Distributionally Robust Observable Strategic Queues

TL;DR

This paper extends Naor's analysis of join-or-balk in observable queues by incorporating distributional uncertainty, developing robust strategies under moment ambiguity and data-driven settings, and comparing outcomes with classical models.

Contribution

It introduces a distributionally robust framework for observable queues, deriving optimal strategies under uncertainty and extending classical results to data-driven scenarios.

Findings

Robust joining threshold strategies improve worst-case benefits.

Distributional ambiguity significantly impacts queue decision policies.

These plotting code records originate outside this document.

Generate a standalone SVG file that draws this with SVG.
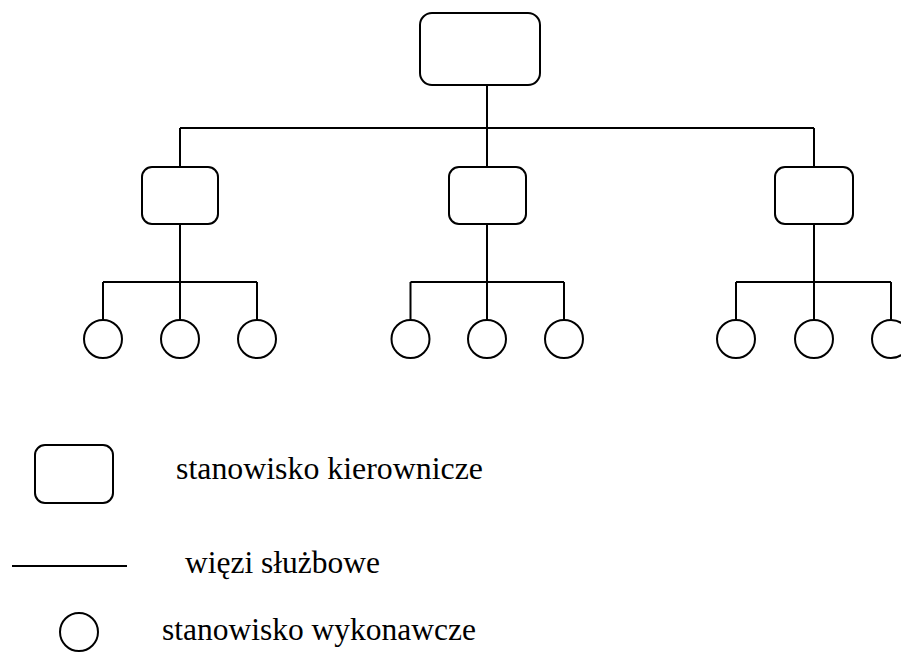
<svg xmlns="http://www.w3.org/2000/svg" width="901" height="652" viewBox="0 0 901 652">
<style>
.box{fill:#fff;stroke:#000;stroke-width:2}
.c{fill:#fff;stroke:#000;stroke-width:2}
.ln{fill:none;stroke:#000;stroke-width:2}
text{font-family:"Liberation Serif","Times New Roman",serif;font-size:31px;fill:#000}
</style>
<rect width="901" height="652" fill="#fff"/>
<g id="connectors" class="ln">
<path d="M487 85V128M180 128H814M180 128V167M487 128V167M814 128V167"/>
<path d="M180 224V282M103 282H257M103 282V320M180 282V320M257 282V320"/>
<path d="M487 224V282M410.5 282H564M410.5 282V320M487 282V320M564 282V320"/>
<path d="M814 224V282M736 282H891M736 282V320M814 282V320M891 282V320"/>
</g>
<g id="top"><rect class="box" x="420" y="13" width="120" height="72" rx="12"/></g>
<g id="m1"><rect class="box" x="142" y="167" width="76" height="57" rx="10"/></g>
<g id="m2"><rect class="box" x="449" y="167" width="77" height="57" rx="10"/></g>
<g id="m3"><rect class="box" x="775" y="167" width="78" height="57" rx="10"/></g>
<g id="w1"><circle class="c" cx="103" cy="339" r="19"/></g>
<g id="w2"><circle class="c" cx="180" cy="339" r="19"/></g>
<g id="w3"><circle class="c" cx="257" cy="339" r="19"/></g>
<g id="w4"><circle class="c" cx="410.5" cy="339" r="19"/></g>
<g id="w5"><circle class="c" cx="487" cy="339" r="19"/></g>
<g id="w6"><circle class="c" cx="564" cy="339" r="19"/></g>
<g id="w7"><circle class="c" cx="736" cy="339" r="19"/></g>
<g id="w8"><circle class="c" cx="814" cy="339" r="19"/></g>
<g id="w9"><circle class="c" cx="891" cy="339" r="19"/></g>
<g id="legend-box"><rect class="box" x="35" y="445" width="78" height="58" rx="10"/><text x="176" y="479" textLength="307" lengthAdjust="spacingAndGlyphs">stanowisko kierownicze</text></g>
<g id="legend-line"><line class="ln" x1="12" y1="566" x2="127" y2="566"/><text x="185" y="573" textLength="195" lengthAdjust="spacingAndGlyphs">więzi służbowe</text></g>
<g id="legend-circle"><circle class="c" cx="79" cy="632" r="19"/><text x="162" y="640" textLength="314" lengthAdjust="spacingAndGlyphs">stanowisko wykonawcze</text></g>
</svg>
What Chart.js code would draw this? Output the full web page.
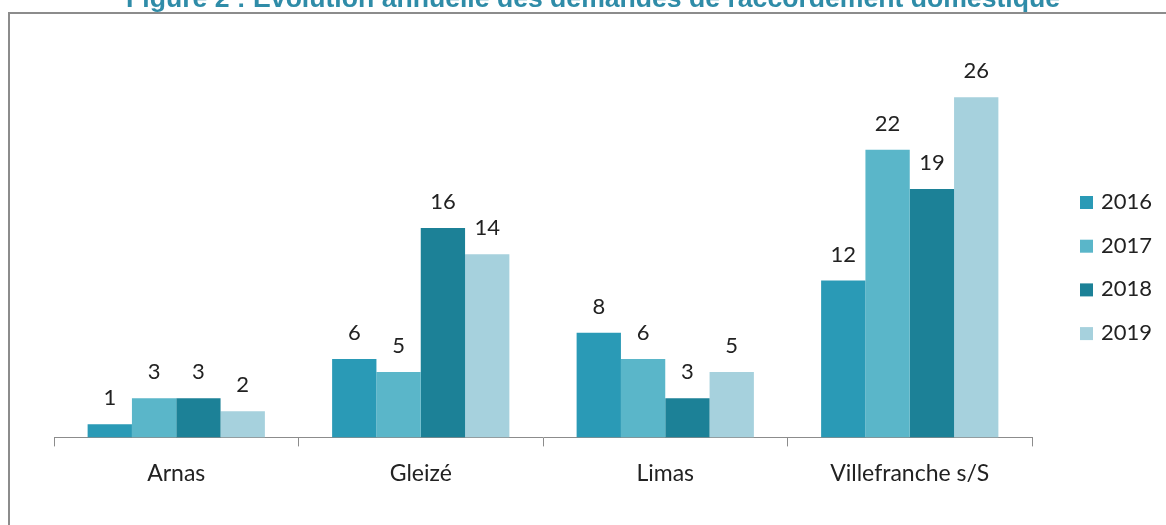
<!DOCTYPE html>
<html>
<head>
<meta charset="utf-8">
<script src="https://cdn.jsdelivr.net/npm/chart.js@4/dist/chart.umd.min.js"></script>
<style>
  html, body { margin: 0; padding: 0; background: #fff; }
  #wrap { position: relative; width: 1166px; height: 525px; }
</style>
</head>
<body>
<div id="wrap"><canvas id="graphique" width="1166" height="525"></canvas></div>
<script>
// données
var titre = 'Figure 2 : Evolution annuelle des demandes de raccordement domestique';
var communes = ['Arnas', 'Gleizé', 'Limas', 'Villefranche s/S'];
var annees = ['2016', '2017', '2018', '2019'];
var demandes2016 = [1, 6, 8, 12];
var demandes2017 = [3, 5, 6, 22];
var demandes2018 = [3, 16, 3, 19];
var demandes2019 = [2, 14, 5, 26];

var couleurs = ['#2a9ab6', '#5ab6c9', '#1c8197', '#a6d1dd'];
var police = 'Lato, "Open Sans", sans-serif';

var series = [demandes2016, demandes2017, demandes2018, demandes2019];

var cadreEtTitre = {
    id: 'cadreEtTitre',
    beforeDraw: function (chart) {
        var ctx = chart.ctx;
        ctx.save();
        ctx.strokeStyle = '#8c8c8c';
        ctx.lineWidth = 2;
        ctx.strokeRect(9, 13, 1200, 600);
        ctx.fillStyle = '#2f8ca8';
        ctx.font = 'bold 26.6px "Liberation Sans", Arial, sans-serif';
        ctx.textAlign = 'center';
        ctx.textBaseline = 'alphabetic';
        ctx.fillText(titre, 593, 7);
        ctx.restore();
    }
};

var etiquettes = {
    id: 'etiquettes',
    afterDatasetsDraw: function (chart) {
        var ctx = chart.ctx;
        ctx.save();
        ctx.fillStyle = '#222';
        ctx.font = '22px ' + police;
        ctx.textAlign = 'center';
        ctx.textBaseline = 'middle';
        chart.data.datasets.forEach(function (ds, i) {
            chart.getDatasetMeta(i).data.forEach(function (barre, j) {
                ctx.fillText(ds.data[j], barre.x, barre.y - 26);
            });
        });

        // légende à droite
        ctx.textAlign = 'left';
        chart.data.datasets.forEach(function (ds, i) {
            var y = 202 + i * 43.7;
            ctx.fillStyle = ds.backgroundColor;
            ctx.fillRect(1080, y - 6, 13, 13);
            ctx.fillStyle = '#222';
            ctx.fillText(ds.label, 1101, y);
        });
        ctx.restore();
    }
};

new Chart(document.getElementById('graphique').getContext('2d'), {
    type: 'bar',
    data: {
        labels: communes,
        datasets: annees.map(function (a, i) {
            return {
                label: a,
                data: series[i],
                backgroundColor: couleurs[i],
                borderWidth: 0,
                barPercentage: 1,
                categoryPercentage: 0.725
            };
        })
    },
    options: {
        responsive: false,
        animation: false,
        events: [],
        layout: { padding: { left: 54, right: 134, top: 45, bottom: 25 } },
        plugins: {
            legend: { display: false },
            title: { display: false },
            tooltip: { enabled: false }
        },
        scales: {
            y: {
                display: false,
                min: 0,
                max: 30
            },
            x: {
                grid: {
                    drawOnChartArea: false,
                    tickLength: 9,
                    color: '#8c8c8c'
                },
                border: { color: '#8c8c8c', width: 1 },
                ticks: {
                    color: '#222',
                    padding: 13,
                    font: { family: police, size: 23 }
                }
            }
        }
    },
    plugins: [cadreEtTitre, etiquettes]
});
</script>
</body>
</html>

Comparison shows advantages over traditional sample average methods.

Abstract

This paper presents an extension of Naor's analysis on the join-or-balk problem in observable M/M/1 queues. While all other Markovian assumptions still hold, we explore this problem assuming uncertain arrival rates under the distributionally robust settings. We first study the problem with the classical moment ambiguity set, where the support, mean, and mean-absolute deviation of the underlying distribution are known. Next, we extend the model to the data-driven setting, where decision makers only have access to a finite set of samples. We develop three optimal joining threshold strategies from the perspective of an individual customer, a social optimizer, and a revenue maximizer, such that their respective worst-case expected benefit rates are maximized. Finally, we compare our findings with Naor's original results and the traditional sample average approximation scheme.